In 1942 Malta was awarded the George Cross “to bear witness to the heroism and devotion of its people” during the Axis siege of the island. It was in a similar spirit that Italians were lining up this week to sign a petition to award Lampedusa the “Medaglia d’oro al valor civile” – the Gold Medal of Civil Valour – for its comportment during the recent tragedy that has filled the island’s aircraft hangar with more than 300 coffins, some of them very small. The news magazine L’Espresso has gone further, proposing that the island be awarded the Nobel Peace Prize 2014.
What can the islanders say to that? Probably what people must have said in Malta in ‘42 – what else could we do? What could we do but withstand, lend a hand, find evidence of our shared humanity? Better that than the impudent inhumanity of Umberto Bossi, then leader of the Northern League, who during an earlier drowning disaster in 2006 declared, “I want to hear the roar of canon! The immigrants must be hunted down, for better or worse! At the second or third warning – boom! Fire the canons at them! Otherwise this will never stop!”
Dr Pietro Bartolo was one of Lampedusa’s exemplary islanders, rising from his sick bed last week after word arrived of another boat in trouble. He laboured day and night for four days, tending to the sick, the dying and the dead.
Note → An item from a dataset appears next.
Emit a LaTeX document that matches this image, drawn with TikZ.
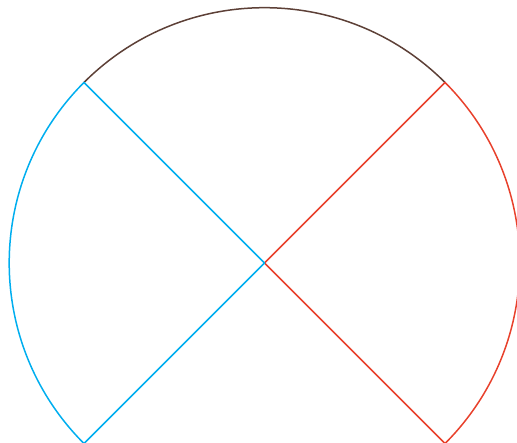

He was on hand 22 years ago when the very first migrant boat hoved into view carrying three Tunisians. “People didn’t know what was happening, they were screaming, ‘the Turks are upon us!’” Bartolo recalled.
The power of numbers is an extraordinary thing: migrants have been turning up in Lampedusa month after month, year after year – some 200,000 since 1991, counting the living and the dead. Italians are so numbed by the repetition that it barely makes the national news any more. But the scale of the latest disaster, the circumstances and the numbers of women and children, suddenly caused it to flare up as a source of sorrow, rage, indignation, even – with the discussion of Gold Medals and Nobel Prizes – pride. On Wednesday, Prime Minister Enrico Letta was there with Jose Manuel Barroso, president of the European Commission, promising €30m of EU sticking plaster. Islanders were waiting for them. “Clowns! Assassins!” they shrieked as they passed.
Dr Bartolo rejects the view, widely-held in Italy, that the Lampedusans are utterly fed up with the arrivals. “One thing I really hate is to read these polemics about Lampedusans,” he told Corriere della Sera. “This story of the fishing boat which saw a boat sinking and turned around and failed to stop – it’s rubbish, I don’t believe it at all…Even those [on the island] who say they are fed up with the immigrants and say, ‘why don’t they block them from coming?’ – they are the first to rush out to lend a hand.”
That may well be the case. But the bald fact is that the immigrant boats are a regular blight on the only thing which keeps the island in business, the flow of summer tourists, especially from Milan, who crave hot African sun and gorgeous Mediterranean sea without the hassle of going abroad or encountering foreigners, especially black ones. While I was on the island reporting a similar tragedy some years ago, a local hotelier told me that potential guests were ringing non-stop to ask about the immigrant situation. “I tell them, come to Lampedusa and if you see a single black during your stay, you can stay for nothing. But if you see none, you pay double.”
All this chatter – Italians as splendid people or racists, the promise of yet more EU money when hundreds of millions have already been wasted, the fatuous talk of giving the island a Nobel Prize – only distracts from the real issue: what is in Europe’s power to do to change the political and economic situation in countries like Eritrea and Somalia, so their young people no longer feel the need to risk their lives in this way, but instead stay put? No other question really matters.